Monday, September 25, 2017

Conferences Long Ago and Coming Up as Practical PD

When I was cleaning up the garage this summer, I found written summaries I provided to my administrators at the time about my learning from OLA Super Conference in 1998, 1999, and 2000.
(You can see the scanned pages at the end of this blog post - I love how I explained that I couldn't attend a session because of my newborn daughter - she was just weeks old and I was on maternity leave when I went to Super Conference that year!
I've attended Super Conference for most of my career in education. as a participant and presenter. It is THE conference for library professionals in Ontario.

In recent years, there's been a trend towards school-based, job-embedded professional learning. "Parachute presentations" - where an expert arrives from elsewhere, gives a talk, then leaves the learners to fumble with the ideas on their own - are out of favour. Professional learning such as Professional Learning Communities (PLCs) are supposed to give more "bang for your buck" - and this is true ... for regular classroom teachers. For specialist teachers, such as teacher-librarians, they do not always have the chance to be part of a PLC. The specialist teachers in my school this year will have a PLC together this year, for which I am extremely grateful. However, as the only person with my type of job in the building, it is helpful and necessary to gather with other teacher-librarians to share best practices and new concepts in the field. This is where a conference is particularly useful. I like learning from those near to me, but it is exciting to meet other school library professionals from far away to discover new ideas and perspectives that I may not have encountered locally. My virtual Professional Learning Network (PLN) does a good job of sharing, but nothing compares to meeting people in the flesh.

The difficulty with conferences is that they cost quite a bit of money. This is why I decided that for this school year (2017-2018) the American Association of School Libraries (AASL) conference in Phoenix would be my only big library conference. I am paying all the expenses associated with attending AASL myself (flight, registration in ALA, registration for the conference, accommodations, and food). That's a lot of money, especially considering that my daughter will be accompanying me as a co-presenter! I was willing to sacrifice other conferences so that I could go to AASL just this once. Like going to Jamaica for the International Association of School Libraries (IASL) confeerence way back in 2011, this is a once-in-a-lifetime opportunity; I won't be able to afford to do this regularly!

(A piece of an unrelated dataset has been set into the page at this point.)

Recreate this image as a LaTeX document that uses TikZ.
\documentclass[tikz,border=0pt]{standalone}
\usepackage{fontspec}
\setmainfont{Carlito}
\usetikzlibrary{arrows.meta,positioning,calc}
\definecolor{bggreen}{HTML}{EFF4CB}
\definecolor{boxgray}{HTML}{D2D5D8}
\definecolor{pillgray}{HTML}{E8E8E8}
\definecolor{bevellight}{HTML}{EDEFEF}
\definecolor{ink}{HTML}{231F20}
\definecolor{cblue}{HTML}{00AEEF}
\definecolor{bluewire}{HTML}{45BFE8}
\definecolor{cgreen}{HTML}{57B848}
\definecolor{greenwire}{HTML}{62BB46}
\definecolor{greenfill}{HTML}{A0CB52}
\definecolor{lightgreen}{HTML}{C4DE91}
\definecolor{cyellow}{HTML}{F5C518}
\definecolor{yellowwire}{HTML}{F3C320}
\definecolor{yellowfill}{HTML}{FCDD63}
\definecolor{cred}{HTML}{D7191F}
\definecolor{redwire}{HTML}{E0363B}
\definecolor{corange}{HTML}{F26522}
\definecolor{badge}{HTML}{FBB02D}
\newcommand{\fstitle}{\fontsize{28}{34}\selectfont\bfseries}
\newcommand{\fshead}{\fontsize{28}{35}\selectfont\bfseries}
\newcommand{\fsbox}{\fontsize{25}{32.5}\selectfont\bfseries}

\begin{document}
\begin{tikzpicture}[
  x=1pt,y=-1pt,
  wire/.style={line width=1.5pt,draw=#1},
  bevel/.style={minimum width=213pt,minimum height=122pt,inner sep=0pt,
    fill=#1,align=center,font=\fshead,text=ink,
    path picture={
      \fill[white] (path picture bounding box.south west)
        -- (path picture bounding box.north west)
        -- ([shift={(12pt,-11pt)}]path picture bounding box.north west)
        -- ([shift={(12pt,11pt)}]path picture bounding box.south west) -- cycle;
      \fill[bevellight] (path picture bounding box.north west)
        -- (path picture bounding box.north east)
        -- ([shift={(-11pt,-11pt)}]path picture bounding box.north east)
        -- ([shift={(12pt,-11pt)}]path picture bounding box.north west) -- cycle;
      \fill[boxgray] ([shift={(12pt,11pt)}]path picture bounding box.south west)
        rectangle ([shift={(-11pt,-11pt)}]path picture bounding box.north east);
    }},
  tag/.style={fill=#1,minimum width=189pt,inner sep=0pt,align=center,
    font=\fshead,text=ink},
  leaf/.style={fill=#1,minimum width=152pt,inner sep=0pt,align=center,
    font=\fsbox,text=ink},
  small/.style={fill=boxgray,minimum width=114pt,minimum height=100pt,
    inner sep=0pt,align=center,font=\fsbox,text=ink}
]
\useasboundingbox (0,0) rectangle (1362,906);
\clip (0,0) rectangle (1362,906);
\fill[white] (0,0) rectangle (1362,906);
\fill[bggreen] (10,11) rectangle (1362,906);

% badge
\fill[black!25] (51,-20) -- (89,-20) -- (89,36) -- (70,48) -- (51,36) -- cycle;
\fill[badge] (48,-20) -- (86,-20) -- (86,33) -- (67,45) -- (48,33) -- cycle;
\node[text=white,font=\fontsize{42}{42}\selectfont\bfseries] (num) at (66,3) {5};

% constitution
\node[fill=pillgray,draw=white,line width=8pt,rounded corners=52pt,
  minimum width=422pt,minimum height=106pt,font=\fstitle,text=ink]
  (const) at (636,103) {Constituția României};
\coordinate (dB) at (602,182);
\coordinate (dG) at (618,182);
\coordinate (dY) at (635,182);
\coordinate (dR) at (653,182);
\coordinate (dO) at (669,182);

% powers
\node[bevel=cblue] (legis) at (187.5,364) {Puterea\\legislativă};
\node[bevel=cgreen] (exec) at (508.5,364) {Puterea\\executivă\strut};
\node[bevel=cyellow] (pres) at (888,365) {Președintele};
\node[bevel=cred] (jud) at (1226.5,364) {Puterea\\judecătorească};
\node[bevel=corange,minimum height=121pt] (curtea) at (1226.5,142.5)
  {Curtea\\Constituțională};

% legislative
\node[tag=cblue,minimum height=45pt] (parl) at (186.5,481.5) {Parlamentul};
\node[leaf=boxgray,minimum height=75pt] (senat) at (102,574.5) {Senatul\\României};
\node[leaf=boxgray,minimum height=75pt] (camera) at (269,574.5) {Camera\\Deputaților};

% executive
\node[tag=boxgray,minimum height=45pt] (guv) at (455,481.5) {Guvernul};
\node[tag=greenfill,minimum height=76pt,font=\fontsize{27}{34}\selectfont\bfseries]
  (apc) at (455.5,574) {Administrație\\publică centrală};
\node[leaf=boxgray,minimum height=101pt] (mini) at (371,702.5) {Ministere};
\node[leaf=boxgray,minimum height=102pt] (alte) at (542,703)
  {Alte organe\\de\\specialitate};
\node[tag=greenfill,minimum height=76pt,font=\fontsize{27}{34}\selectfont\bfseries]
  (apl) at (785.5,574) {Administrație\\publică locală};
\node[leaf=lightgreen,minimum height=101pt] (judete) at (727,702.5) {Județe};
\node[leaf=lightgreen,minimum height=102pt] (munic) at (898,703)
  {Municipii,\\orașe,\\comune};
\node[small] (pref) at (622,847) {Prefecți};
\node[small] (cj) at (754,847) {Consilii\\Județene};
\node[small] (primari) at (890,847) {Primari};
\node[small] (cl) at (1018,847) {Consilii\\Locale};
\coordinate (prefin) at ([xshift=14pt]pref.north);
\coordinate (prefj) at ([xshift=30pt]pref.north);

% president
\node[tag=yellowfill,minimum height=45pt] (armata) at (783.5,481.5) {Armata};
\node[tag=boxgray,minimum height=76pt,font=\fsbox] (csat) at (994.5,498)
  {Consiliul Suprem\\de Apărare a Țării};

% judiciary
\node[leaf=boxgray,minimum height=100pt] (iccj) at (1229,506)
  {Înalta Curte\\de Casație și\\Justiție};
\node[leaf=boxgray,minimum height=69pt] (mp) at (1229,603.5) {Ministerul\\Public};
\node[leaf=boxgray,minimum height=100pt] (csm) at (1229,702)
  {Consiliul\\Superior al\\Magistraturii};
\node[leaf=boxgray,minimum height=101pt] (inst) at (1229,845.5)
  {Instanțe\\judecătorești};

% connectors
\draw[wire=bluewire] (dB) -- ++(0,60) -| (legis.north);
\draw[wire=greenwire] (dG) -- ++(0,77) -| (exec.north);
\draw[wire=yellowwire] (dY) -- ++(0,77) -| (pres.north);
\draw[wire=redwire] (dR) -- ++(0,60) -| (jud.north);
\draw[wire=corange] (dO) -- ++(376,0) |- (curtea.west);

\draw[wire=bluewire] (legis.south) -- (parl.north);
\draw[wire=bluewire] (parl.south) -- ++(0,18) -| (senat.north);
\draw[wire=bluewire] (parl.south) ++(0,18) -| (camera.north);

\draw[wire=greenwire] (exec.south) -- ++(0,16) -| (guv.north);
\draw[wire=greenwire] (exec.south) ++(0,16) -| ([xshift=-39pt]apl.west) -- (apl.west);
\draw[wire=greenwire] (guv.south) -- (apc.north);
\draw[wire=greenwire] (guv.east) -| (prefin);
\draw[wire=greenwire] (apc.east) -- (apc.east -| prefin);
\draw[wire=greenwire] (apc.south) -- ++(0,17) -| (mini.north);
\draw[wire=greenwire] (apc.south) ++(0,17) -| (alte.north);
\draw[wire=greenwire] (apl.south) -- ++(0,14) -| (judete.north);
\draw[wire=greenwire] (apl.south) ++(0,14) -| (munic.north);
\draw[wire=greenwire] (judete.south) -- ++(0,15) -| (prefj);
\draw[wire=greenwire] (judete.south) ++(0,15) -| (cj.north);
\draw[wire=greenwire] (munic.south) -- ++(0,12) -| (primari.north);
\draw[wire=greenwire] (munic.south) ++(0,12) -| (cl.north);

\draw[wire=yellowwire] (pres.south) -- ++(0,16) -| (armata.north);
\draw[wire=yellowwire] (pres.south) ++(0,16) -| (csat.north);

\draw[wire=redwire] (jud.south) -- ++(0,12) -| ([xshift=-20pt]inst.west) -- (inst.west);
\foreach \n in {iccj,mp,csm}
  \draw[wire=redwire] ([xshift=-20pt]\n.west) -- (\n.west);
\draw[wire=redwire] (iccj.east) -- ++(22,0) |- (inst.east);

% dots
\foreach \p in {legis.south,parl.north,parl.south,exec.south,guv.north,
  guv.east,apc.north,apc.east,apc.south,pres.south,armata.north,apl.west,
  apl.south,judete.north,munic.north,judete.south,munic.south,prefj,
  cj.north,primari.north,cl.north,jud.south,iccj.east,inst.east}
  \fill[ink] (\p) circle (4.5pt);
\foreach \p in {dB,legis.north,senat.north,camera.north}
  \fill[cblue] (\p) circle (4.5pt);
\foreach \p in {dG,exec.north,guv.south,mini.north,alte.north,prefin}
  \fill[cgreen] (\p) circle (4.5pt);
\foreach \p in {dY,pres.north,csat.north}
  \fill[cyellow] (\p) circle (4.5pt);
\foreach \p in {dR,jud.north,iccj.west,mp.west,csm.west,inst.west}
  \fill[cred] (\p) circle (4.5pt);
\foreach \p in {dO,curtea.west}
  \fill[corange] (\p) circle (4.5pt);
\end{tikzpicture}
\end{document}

It's funny how the best-laid plans can go on different tangents. Membership has its privileges and being a volunteer pays off in unexpected ways. I was at the Ontario School Library Association (OSLA) Council meeting on Saturday and it turns out that neither our president nor our vice-president would be able to attend the Treasure Mountain Canada 5 (TMC5) library symposium in Winnipeg. As the temporary past-president (a long story), I was asked if I'd be willing to attend as the OSLA representative. I also wrote a paper for TMC5 but just didn't expect that I'd be able to share it in person. Thankfully, OSLA provides funding for representation at a couple of these library conferences and TMC5 is one of them.

So, this fall looks like it will be a busy one, with TMC5 in October, AASL in November, and my Media Part 1 AQ course from October to December. As part of my regular practice, I'll share what I learned from these conferences here on my blog so that the learning isn't fleeting, but long-lasting.